Two, would Trump’s convention-stamped agenda be more or less conservative than that of Hillary Clinton? Trump is certainly no conservative, and he has moved the Republican party leftward in some areas; Hillary’s latest progressive personification is beyond liberal, and has moved the Democratic party much further leftward in all areas. Or, to put it another way, whose most recent opportunistic incarnation now seems the more conservative on matters of illegal immigration, budgeting, defense, domestic spending, and foreign affairs? Not voting for Trump is not just like voting for Hillary Clinton in 2008 but rather like voting for a 12- or 16-year continuation of Obamism.
There is also a 30–70 chance that Trump might recalibrate his candidacy in the next six months. It may be easy to continue with the Never Trump movement as long as he daily spins his conspiracy theories and tall tales. But what happens to conservative resistance if by August he has reinvented himself into a more sober Trump and announced that if elected he’d like to appoint Ted Cruz to the Supreme Court, John Bolton as secretary of state, Larry Arnn as secretary of education, and General Jack Keane as secretary of defense? Will we say that it is just a ploy to get our votes, or confess that it is a shameless, naked ploy that is still preferable to the likely Clinton alternative?

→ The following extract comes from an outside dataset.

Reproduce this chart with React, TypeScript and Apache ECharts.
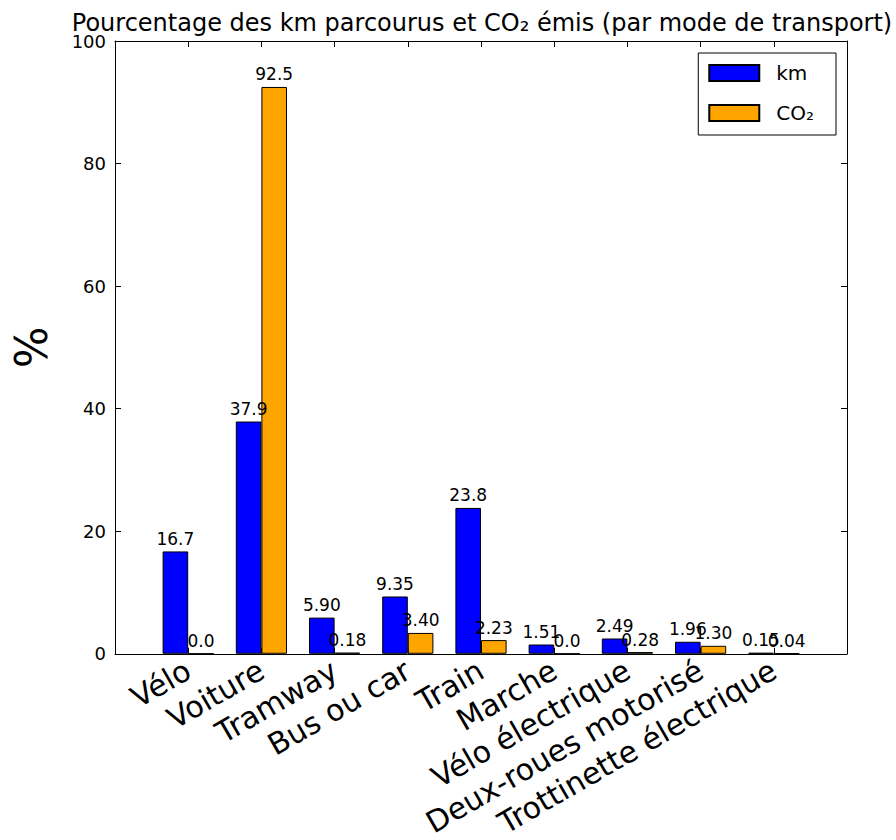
import React, { useEffect, useRef } from "react";
import * as echarts from "echarts";

const categories = [
  "Vélo",
  "Voiture",
  "Tramway",
  "Bus ou car",
  "Train",
  "Marche",
  "Vélo électrique",
  "Deux-roues motorisé",
  "Trottinette électrique",
];
const kmValues = [16.7, 37.9, 5.9, 9.35, 23.8, 1.51, 2.49, 1.96, 0.15];
const co2Values = [0.0, 92.5, 0.18, 3.4, 2.23, 0.0, 0.28, 1.3, 0.04];
const kmLabels = ["16.7", "37.9", "5.90", "9.35", "23.8", "1.51", "2.49", "1.96", "0.15"];
const co2Labels = ["0.0", "92.5", "0.18", "3.40", "2.23", "0.0", "0.28", "1.30", "0.04"];
const yTicks = [0, 20, 40, 60, 80, 100];

const FONT = "DejaVu Sans";

export default function App() {
  const ref = useRef<HTMLDivElement>(null);
  useEffect(() => {
    document.body.style.margin = "0";
    if (!ref.current) return;
    const chart = echarts.init(ref.current, null, { renderer: "svg" });
    const gridLeft = 115;
    const gridRight = 49;
    const plotCenter = gridLeft + (896 - gridLeft - gridRight) / 2;
    const axisLineStyle = { color: "#000", width: 1 };
    const barBorder = { borderColor: "#000", borderWidth: 1 };
    const tickStyle = { show: true, inside: true, length: 6, lineStyle: axisLineStyle };
    const lineStyle = { show: true, onZero: false, lineStyle: axisLineStyle };
    chart.setOption({
      animation: false,
      backgroundColor: "#fff",
      textStyle: { fontFamily: FONT, color: "#000" },
      title: {
        text: "Pourcentage des km parcourus et CO₂ émis (par mode de transport)",
        left: plotCenter - 4,
        textAlign: "center",
        top: 6,
        textStyle: { fontSize: 24, fontWeight: "normal", color: "#000", fontFamily: FONT },
      },
      legend: {
        orient: "vertical",
        right: 60,
        top: 53,
        padding: [10, 22, 12, 10],
        itemWidth: 50,
        itemHeight: 16,
        itemGap: 20,
        icon: "rect",
        backgroundColor: "#fff",
        borderColor: "#000",
        borderWidth: 1,
        borderRadius: 0,
        textStyle: { fontSize: 20, color: "#000", fontFamily: FONT, padding: [0, 0, 0, 12] },
        data: ["km", "CO₂"],
      },
      grid: { left: gridLeft, right: gridRight, top: 41, bottom: 186, containLabel: false },
      xAxis: [
        {
          type: "value",
          min: 0,
          max: 10,
          interval: 1,
          position: "bottom",
          axisLine: lineStyle,
          axisTick: tickStyle,
          splitLine: { show: false },
          axisLabel: {
            rotate: 30,
            margin: 14,
            fontSize: 30,
            color: "#000",
            fontFamily: FONT,
            formatter: (v: number) => {
              const i = Math.round(v) - 1;
              return i >= 0 && i < categories.length ? categories[i] : "";
            },
          },
        },
        {
          type: "value",
          min: 0,
          max: 10,
          interval: 1,
          position: "top",
          axisLine: lineStyle,
          axisTick: tickStyle,
          splitLine: { show: false },
          axisLabel: { show: false },
        },
      ],
      yAxis: [
        {
          type: "value",
          min: 0,
          max: 100,
          interval: 20,
          position: "left",
          name: "%",
          nameLocation: "middle",
          nameRotate: 90,
          nameGap: 62,
          nameTextStyle: { fontSize: 44, color: "#000", fontFamily: FONT },
          axisLine: lineStyle,
          axisTick: tickStyle,
          splitLine: { show: false },
          axisLabel: {
            margin: 9,
            fontSize: 18,
            color: "#000",
            fontFamily: FONT,
            formatter: (v: number) => (yTicks.includes(v) ? String(v) : ""),
          },
        },
        {
          type: "value",
          min: 0,
          max: 100,
          interval: 20,
          position: "right",
          axisLine: lineStyle,
          axisTick: tickStyle,
          splitLine: { show: false },
          axisLabel: { show: false },
        },
      ],
      series: [
        {
          name: "km",
          type: "bar",
          xAxisIndex: 0,
          yAxisIndex: 0,
          barWidth: 25.6,
          barGap: "0%",
          data: kmValues.map((v, i) => [i + 1, v]),
          itemStyle: { color: "#0000ff", ...barBorder },
          label: {
            show: true,
            position: "top",
            distance: 4,
            fontSize: 17,
            color: "#000",
            fontFamily: FONT,
            formatter: (p: any) => kmLabels[p.dataIndex],
          },
        },
        {
          name: "CO₂",
          type: "bar",
          xAxisIndex: 0,
          yAxisIndex: 0,
          barWidth: 25.6,
          barGap: "0%",
          data: co2Values.map((v, i) => [i + 1, v]),
          itemStyle: { color: "#ffa500", ...barBorder },
          label: {
            show: true,
            position: "top",
            distance: 4,
            fontSize: 17,
            color: "#000",
            fontFamily: FONT,
            formatter: (p: any) => co2Labels[p.dataIndex],
          },
        },
      ],
    });
    return () => chart.dispose();
  }, []);
  return <div ref={ref} style={{ width: 896, height: 840 }} />;
}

And what happens if even his more outrageous promises are reified with not-so-outrageous details: Making Mexico pay for the wall could easily be accomplished by slapping a 10 percent federal surcharge on all remittances sent out of the country by those who cannot document legal residence; rejecting the Iran treaty could be couched in terms of reviewing how Ben Rhodes deceived both the public and the media in unconstitutionally rerouting the treaty around Congress.
There are six long months to go in what has already become a reckless, grueling, and unpredictable campaign between two iffy candidates. By the time of the election, Hillary Clinton will be 69, she has health problems, and she is mired in a host of scandals, from the shakedowns of the Clinton Foundation to a possible federal reprimand or indictment over her reckless use of her private e-mail server for State Department business; Donald Trump is a year older, with a trail of business controversies, and he is capable of saying anything at any time.
Amid that dilemma, my suggestion is to curb the hysteria about “Never Trump,” while watching him closely over the rest of the spring and early summer, in the context of assessing, not whether he is a humane and principled conservative, but whether he is, as alleged by some conservatives, really less conservative and less humane than Hillary Clinton.
The Reagan horse left the 2016 conservative barn many months ago, and it is coming to be time to pause and assess whether we are really left with only two bad choices — or with a bad Trump and a far, far worse Clinton.
If it is the latter, then it is an easy choice in November.